Mais une grande différence apparaît entre le temps de Pascal et le nôtre. Le janséniste appliquait sa rigueur à la pureté morale et à la perfection intérieure. Il mettait l'absolu dans cette recherche inhumaine qui le coupait d'un monde condamné à ses yeux et il se résignait à sa condamnation. Aujourd'hui, Pascal ne s'y résignerait plus. Son exigence irait dans le sens de la justice. Il serait frappé par le petit nombre des élus dès ce monde-ci, et découvrirait qu'il en est responsable, lui et toute sa caste, et qu'il lui en sera demandé compte. Il ne serait pas aussi assuré de ce qui perd un homme et de ce qui le sauve. Il ne consentirait plus à être sauvé tout seul. Il voudrait partager avec tous les hommes cette goutte de sang versé, croyait-il, pour lui seul.
Il n'empêche que c'est bien le même combat spirituel, inauguré par Port-Royal, que certains chrétiens mènent encore : le combat de ceux qui dans l'Église croient que « c'est vrai », contre ceux qui jugent que « c'est utile ».
J'ai toujours admiré le cardinal de Richelieu d'avoir compris que M. de Saint-Cyran, ce petit prêtre dénué de tout bien, était plus redoutable qu'une armée et de l'avoir mis à la Bastille, sans autre raison que la peur que lui inspirait un homme résolu à servir la vérité sans rien concéder aux puissances. Et Louis XIV, lui non plus, ne s'y est pas trompé, qui a redouté jusqu'aux reliques des saints de Port-Royal et qui ne se crut en repos que lorsqu'il eut violé leurs sépultures et livré leurs restes aux chiens.
« Eternel ennemi des suprêmes puissances », ce cri d'Athalie à Joad, c'est le cri de César à tout homme, si désarmé qu'il soit, mais qui croit que la vérité est vivante et qu'il n'est rien qui ne doive lui être sacrifié, fût-ce le roi, fût-ce la nation, fût-ce le parti.

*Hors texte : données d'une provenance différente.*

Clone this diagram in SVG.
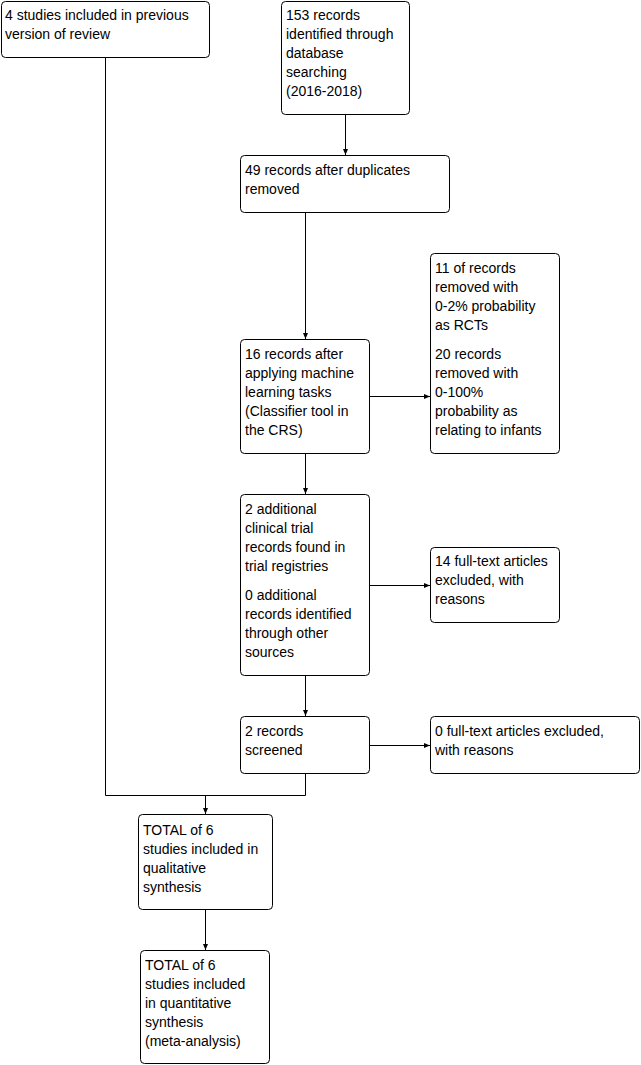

César n'a pas eu de cesse qu'il n'ait découvert le secret de la puissance qui, durant tant de siècles, l'a bravé. C'est fait maintenant : il a trouvé le moyen d'atteindre l'âme, de pénétrer jusqu'à ce dernier réduit d'où Saint-Cyran tenait tête à Richelieu. En 1956, M. de Saint-Cyran lui-même ferait, non plus son examen de conscience, mais son autocritique, selon les méthodes que le Parti impose à ses victimes.
Pour moi, je ne cesse d'apprendre des Provinciales écrites sous une monarchie absolue, et par ce chrétien exemplaire à qui le Christ avait parlé durant la nuit des « pleurs de joie », ce qu'est la liberté des enfants de Dieu et que contre elle rien ne prévaut. C'est elle qui donne son prix à la destinée d'un homme. C'est elle que nous devons préserver dans notre propre vie, dans la nation, dans l'Église, si nous lui appartenons, elle enfin qu'il faut restituer aux peuples qui l'ont perdue et qui en ont oublié le goût. Essayons d'imaginer un homme qui, à Moscou ou à Pékin, commencerait un jour à écrire sur une page blanche : « Il n'est rien tel que les communistes... » et qui ne verrait pas surgir un policier à sa droite et à sa gauche : le monde serait de nouveau sauvé.